The filmmaker’s most recent work, “Behind Veils,” premiered at Vesoul earlier this month and won a jury award. “Behind Veils” is a satire on the Indian political system and “White Snow” promises to be even more politically overt.
“If you look at India particularly, and if we look at a broader scenario in many countries, we artists are not allowed to speak the way we want to about art, culture or society. We have been restricted by many laws and government restrictions that are being created,” Morchhale tells Variety. “And with social media also being controlled it is becoming very tough for us to express our views. This film is like an artistic revolt against those boycotts by political or maybe religious systems banning artists.

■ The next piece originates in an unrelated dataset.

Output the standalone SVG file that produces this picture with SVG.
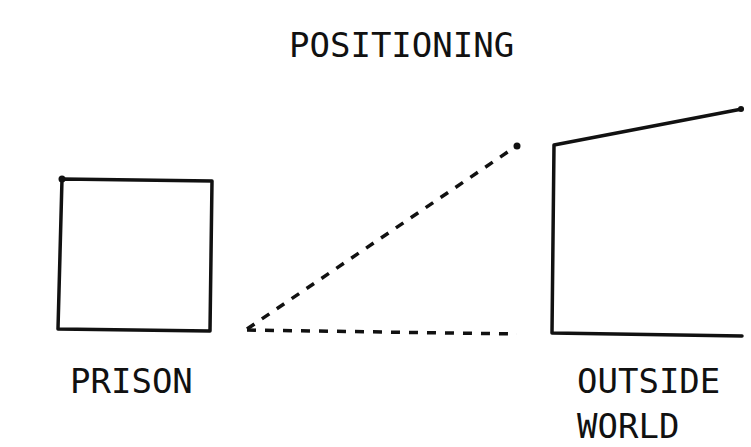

This film will be my personal attempt to say what I want to say, not bogged down with pressure or with future repercussions. … This is a very political film and the need of the hour to express as an artist.
“Everything is political in this world, whatever we say, wherever we express, art cannot be apolitical. Whenever we say something we take some side. Every film is political in that way, but my films are more relevant or more political in the current scenario, because they are talking about the current situation [that] is happening around us and I’m directly expressing against those ideas,” Morchhale says. “To be cowed down and not to speak is a very easy way but to take a stand and speak in an artistic way is needed. I feel it is very important to speak out.”
The film will be produced by Morchhale for Barefoot Pictures, with SunCal Productions (“Behind Veils”) as co-producer. It is budgeted at $230,000 of which $65,000 has been secured.
“I’m looking for this film to reach a maximum possible audience, so we are looking for finance and a basic idea level connection with the film programmers at HAF. And also, if possible, pre-sales,” Morchhale says.